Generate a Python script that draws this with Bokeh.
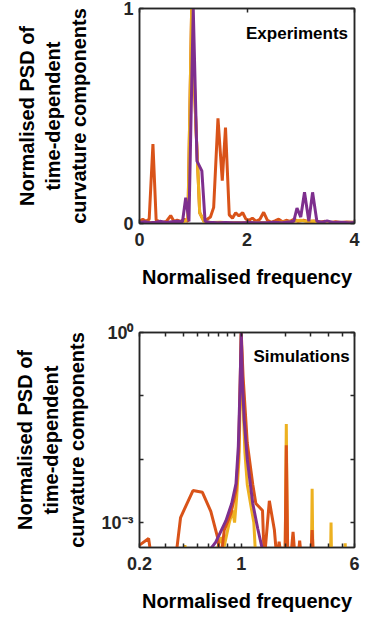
---
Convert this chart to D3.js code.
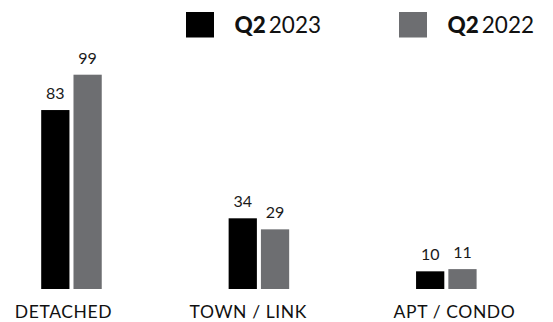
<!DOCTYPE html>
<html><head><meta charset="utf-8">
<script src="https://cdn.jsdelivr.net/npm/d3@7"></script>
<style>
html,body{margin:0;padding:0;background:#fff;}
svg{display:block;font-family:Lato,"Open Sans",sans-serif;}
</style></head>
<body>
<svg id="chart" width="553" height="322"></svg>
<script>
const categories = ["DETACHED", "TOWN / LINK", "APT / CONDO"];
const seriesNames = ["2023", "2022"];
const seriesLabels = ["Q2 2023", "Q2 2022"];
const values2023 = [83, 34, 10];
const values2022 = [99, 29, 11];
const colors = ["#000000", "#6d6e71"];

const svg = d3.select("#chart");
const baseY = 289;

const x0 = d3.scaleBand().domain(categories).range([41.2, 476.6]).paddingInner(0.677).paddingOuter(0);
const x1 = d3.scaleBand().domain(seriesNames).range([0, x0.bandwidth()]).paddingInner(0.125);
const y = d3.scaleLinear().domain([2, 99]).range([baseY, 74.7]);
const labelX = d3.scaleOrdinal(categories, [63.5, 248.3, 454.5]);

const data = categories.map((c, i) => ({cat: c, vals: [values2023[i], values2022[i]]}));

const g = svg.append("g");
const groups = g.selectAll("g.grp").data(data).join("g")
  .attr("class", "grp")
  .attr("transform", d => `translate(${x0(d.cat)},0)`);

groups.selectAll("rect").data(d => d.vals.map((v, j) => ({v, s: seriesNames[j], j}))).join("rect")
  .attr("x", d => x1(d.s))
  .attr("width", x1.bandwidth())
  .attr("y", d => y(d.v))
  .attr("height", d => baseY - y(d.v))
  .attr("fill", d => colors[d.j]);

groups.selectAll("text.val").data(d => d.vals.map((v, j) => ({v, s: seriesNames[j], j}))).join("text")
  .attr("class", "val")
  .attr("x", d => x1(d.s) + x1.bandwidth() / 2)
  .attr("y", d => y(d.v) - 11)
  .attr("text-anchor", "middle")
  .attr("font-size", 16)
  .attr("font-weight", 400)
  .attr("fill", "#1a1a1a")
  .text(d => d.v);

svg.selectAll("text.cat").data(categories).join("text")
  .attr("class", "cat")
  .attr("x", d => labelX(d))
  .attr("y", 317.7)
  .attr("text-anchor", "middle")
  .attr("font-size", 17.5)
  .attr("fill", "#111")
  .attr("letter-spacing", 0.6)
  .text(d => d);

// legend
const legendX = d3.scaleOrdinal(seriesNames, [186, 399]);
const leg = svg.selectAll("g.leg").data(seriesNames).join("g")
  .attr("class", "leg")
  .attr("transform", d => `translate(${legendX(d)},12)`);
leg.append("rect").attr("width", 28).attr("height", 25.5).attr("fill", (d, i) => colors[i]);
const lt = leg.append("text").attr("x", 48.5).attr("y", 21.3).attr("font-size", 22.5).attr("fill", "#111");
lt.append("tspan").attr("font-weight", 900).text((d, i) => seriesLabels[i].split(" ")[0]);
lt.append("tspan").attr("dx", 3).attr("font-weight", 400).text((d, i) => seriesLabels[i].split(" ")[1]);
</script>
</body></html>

§ **Exercise requirements**
Any pictures should be left out. Reproduce every line from the one holding "Convert this chart to D3.js code." down to the one holding "const baseY = 289;", both of those lines included.

§ **The solution**
Convert this chart to D3.js code.
<!DOCTYPE html>
<html><head><meta charset="utf-8">
<script src="https://cdn.jsdelivr.net/npm/d3@7"></script>
<style>
html,body{margin:0;padding:0;background:#fff;}
svg{display:block;font-family:Lato,"Open Sans",sans-serif;}
</style></head>
<body>
<svg id="chart" width="553" height="322"></svg>
<script>
const categories = ["DETACHED", "TOWN / LINK", "APT / CONDO"];
const seriesNames = ["2023", "2022"];
const seriesLabels = ["Q2 2023", "Q2 2022"];
const values2023 = [83, 34, 10];
const values2022 = [99, 29, 11];
const colors = ["#000000", "#6d6e71"];

const svg = d3.select("#chart");
const baseY = 289;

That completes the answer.